Wednesday's report on Sheldon Adelson's surprise appearance in Austin, prompted this reader reaction, posted here because it was devoured by LVA's Comment-Eating Server: Regarding Texas and Casino Gaming: IMO the reason North Texas and Oklahoma are so closely linked is because Texas has strong beer and strong porn, and Oklahoma has Casino Gaming, and both sides are more OK with it than they want to admit.
Having taken note of Adelson's Texas peregrination, the Las Vegas Review-Journal said to Las Vegas Sands, in effect, "Show me the money!" (Adelson is promising to spend $2 billion-plus on a Dallas-area casino.) The company's response was that its current troubles "wouldn't impair its ability to invest in Texas, in large part because even if gambling is legalized there licenses wouldn't be up for grabs until at least March 2011."
So is Sands promising to have its financial house in order 23 months from now? We'll take that as a "Yes." (Don't forget that Adelson is also courting Massachusetts legislators in hopes of landing a casino deal in his native state.)

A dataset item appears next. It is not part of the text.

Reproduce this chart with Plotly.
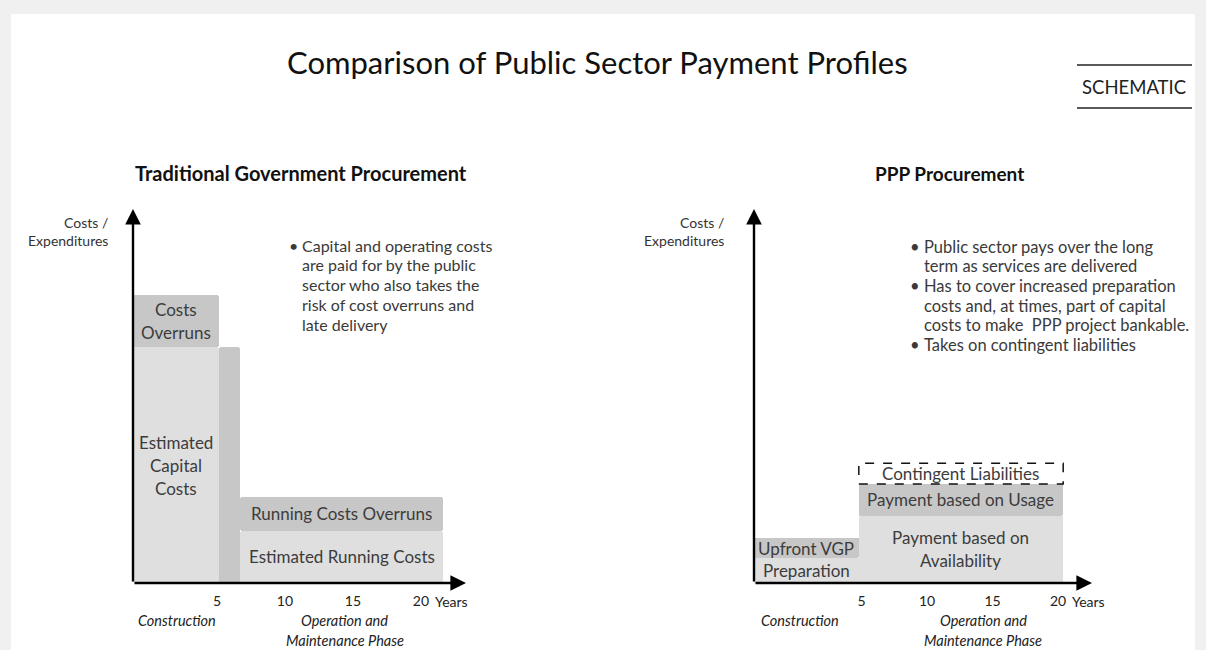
import plotly.graph_objects as go

W, H = 1206, 650

# ---------------- data ----------------
tick_years = [5, 10, 15, 20]
tick_text = ["5", "10", "15", "20"]

# Traditional Government Procurement (x in years, y in cost units)
trad_labels = ["Estimated<br>Capital<br>Costs", "Costs<br>Overruns", "",
               "Estimated Running Costs", "Running Costs Overruns"]
trad_start = [0.0, 0.0, 6.3, 7.9, 7.9]
trad_end = [6.3, 6.3, 7.9, 22.8, 22.8]
trad_base = [0, 63, 0, 0, 14]
trad_top = [63, 77, 63, 14, 23]
trad_kind = ["estimate", "overrun", "overrun", "estimate", "overrun"]

# PPP Procurement
ppp_labels = ["Preparation", "Upfront VGP", "Payment based on<br>Availability",
              "Payment based on Usage", "Contingent Liabilities"]
ppp_start = [0.0, 0.0, 8.0, 8.0, 8.0]
ppp_end = [8.0, 8.0, 23.6, 23.6, 23.6]
ppp_base = [0, 6.7, 0, 18, 26.5]
ppp_top = [6.7, 12, 18, 26.5, 32]
ppp_kind = ["estimate", "overrun", "estimate", "overrun", "contingent"]

trad_notes = ["Capital and operating costs", "are paid for by the public",
              "sector who also takes the", "risk of cost overruns and", "late delivery"]
trad_bullets = [0]
ppp_notes = ["Public sector pays over the long", "term as services are delivered",
             "Has to cover increased preparation", "costs and, at times, part of capital",
             "costs to make  PPP project bankable.", "Takes on contingent liabilities"]
ppp_bullets = [0, 2, 5]

# ---------------- styling ----------------
FONT = "Lato"
COLORS = {"estimate": "#dfdfdf", "overrun": "#c7c7c7", "contingent": "#ffffff"}
LABEL_COLOR = "#3c3c3c"
NOTE_COLOR = "#3a3a3a"


def px(x):
    return x / W


def py(y):
    return 1 - y / H


fig = go.Figure()
annotations = []
shapes = []

# white panel
shapes.append(dict(type="rect", xref="paper", yref="paper", x0=px(11), x1=px(1195),
                   y0=0, y1=py(14), fillcolor="white", line=dict(width=0), layer="below"))


def add_bars(labels, start, end, base, top, kind, xa, ya, radius):
    for lab, a, b, lo, hi, k in zip(labels, start, end, base, top, kind):
        if k == "contingent":
            shapes.append(dict(type="rect", xref=xa, yref=ya, x0=a, x1=b, y0=lo, y1=hi,
                               fillcolor="white", line=dict(color="#111111", width=1.5, dash="dash")))
        else:
            fig.add_trace(go.Bar(x=[(a + b) / 2], y=[hi - lo], base=[lo], width=[b - a],
                                 marker=dict(color=COLORS[k], line=dict(width=0), cornerradius=radius),
                                 xaxis=xa, yaxis=ya, showlegend=False, hoverinfo="skip"))
        if lab:
            lines = lab.split("<br>")
            n = len(lines)
            for i, line in enumerate(lines):
                annotations.append(dict(x=(a + b) / 2, y=(lo + hi) / 2, xref=xa, yref=ya,
                                        text=line, showarrow=False, xanchor="center", yanchor="middle",
                                        yshift=((n - 1) / 2 - i) * 23,
                                        font=dict(family=FONT, size=17, color=LABEL_COLOR)))


add_bars(trad_labels, trad_start, trad_end, trad_base, trad_top, trad_kind, "x", "y", 3)
add_bars(ppp_labels, ppp_start, ppp_end, ppp_base, ppp_top, ppp_kind, "x2", "y2", 2)

# axes arrows
for xa, ya, xmax, shift in (("x", "y", 24.49, 16), ("x2", "y2", 25.8, 42)):
    annotations.append(dict(x=xmax, y=0, ax=0, ay=0, xref=xa, yref=ya, axref=xa, ayref=ya,
                            showarrow=True, arrowhead=2, arrowsize=1.3, arrowwidth=2.4,
                            arrowcolor="#000000", text=""))
    annotations.append(dict(x=0, y=100, ax=0, ay=0, xref=xa, yref=ya, axref=xa, ayref=ya,
                            showarrow=True, arrowhead=2, arrowsize=1.3, arrowwidth=2.4,
                            arrowcolor="#000000", text=""))
    annotations.append(dict(x=20, y=0, xref=xa, yref=ya, text="Years", showarrow=False,
                            xanchor="left", yanchor="top",
                            xshift=shift + 12, yshift=-8,
                            font=dict(family=FONT, size=14, color="#222222")))


def txt(x, y, text, size, color="#333333", xanchor="center", align="center"):
    annotations.append(dict(x=px(x), y=py(y), xref="paper", yref="paper", text=text,
                            showarrow=False, xanchor=xanchor, yanchor="middle", align=align,
                            font=dict(family=FONT, size=size, color=color)))


# titles
txt(597, 62, "Comparison of Public Sector Payment Profiles", 31, "#111111")
txt(1134, 87, "SCHEMATIC", 18.5, "#222222")
shapes.append(dict(type="line", xref="paper", yref="paper", x0=px(1077), x1=px(1192),
                   y0=py(65), y1=py(65), line=dict(color="#222222", width=1.5)))
shapes.append(dict(type="line", xref="paper", yref="paper", x0=px(1077), x1=px(1192),
                   y0=py(108), y1=py(108), line=dict(color="#222222", width=1.5)))
txt(301, 173, "<b>Traditional Government Procurement</b>", 20, "#111111")
txt(949, 173, "<b>PPP Procurement</b>", 19, "#111111")

# y-axis titles
for xr in (110, 726):
    txt(xr, 222, "Costs /", 14, xanchor="right")
    txt(xr, 240, "Expenditures", 14, xanchor="right")

# bullet notes
for i, line in enumerate(trad_notes):
    y = 245 + 19.8 * i
    if i in trad_bullets:
        txt(287, y, "•", 16, NOTE_COLOR, xanchor="left")
    txt(300, y, line, 16, NOTE_COLOR, xanchor="left")
for i, line in enumerate(ppp_notes):
    y = 247 + 19.5 * i
    if i in ppp_bullets:
        txt(908, y, "•", 16.5, NOTE_COLOR, xanchor="left")
    txt(922, y, line, 16.5, NOTE_COLOR, xanchor="left")

# phase labels
for xc, xo in ((177, 345), (800, 983)):
    txt(xc, 620, "<i>Construction</i>", 14.5, "#222222")
    txt(xo, 620, "<i>Operation and</i>", 14.5, "#222222")
    txt(xo, 640, "<i>Maintenance Phase</i>", 14.5, "#222222")

ydom = [py(583), py(209)]
axis_common = dict(showgrid=False, zeroline=False, showline=False, fixedrange=True)
fig.update_layout(
    width=W, height=H, margin=dict(l=0, r=0, t=0, b=0),
    paper_bgcolor="#f0f0f0", plot_bgcolor="rgba(0,0,0,0)",
    barmode="overlay", bargap=0,
    xaxis=dict(domain=[px(133), px(466)], range=[0, 24.49], anchor="y",
               tickvals=tick_years, ticktext=tick_text, ticks="", ticklabelshift=16,
               ticklabelstandoff=8, tickfont=dict(family=FONT, size=14, color="#222222"), **axis_common),
    yaxis=dict(domain=ydom, range=[0, 100], anchor="x", showticklabels=False, **axis_common),
    xaxis2=dict(domain=[px(754), px(1092)], range=[0, 25.8], anchor="y2",
                tickvals=tick_years, ticktext=tick_text, ticks="", ticklabelshift=42,
                ticklabelstandoff=8, tickfont=dict(family=FONT, size=14, color="#222222"), **axis_common),
    yaxis2=dict(domain=ydom, range=[0, 100], anchor="x2", showticklabels=False, **axis_common),
    shapes=shapes, annotations=annotations, showlegend=False,
)

fig.write_html("out.html", config={"displayModeBar": False},
               post_script="document.body.style.margin='0';document.body.style.background='#f0f0f0';"
                           "document.documentElement.style.overflow='hidden';")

The Dallas Morning News, to its credit, did a little number crunching and — at the end of its story — poked a big hole in the revenue projections being made by Texas casino proponents. In essence, they're promising 3X-4.5X the amount of casino-tax lucre that Nevada pulls in, with only double the tax rate and a tiny fraction as many casinos. Uh-huh.
Then again, the poster boy for a Lone Star casino industry is the man who once crowed, "We could build 10 Las Vegas Strips over here [in Asia], there’s so much demand!" How's that working out?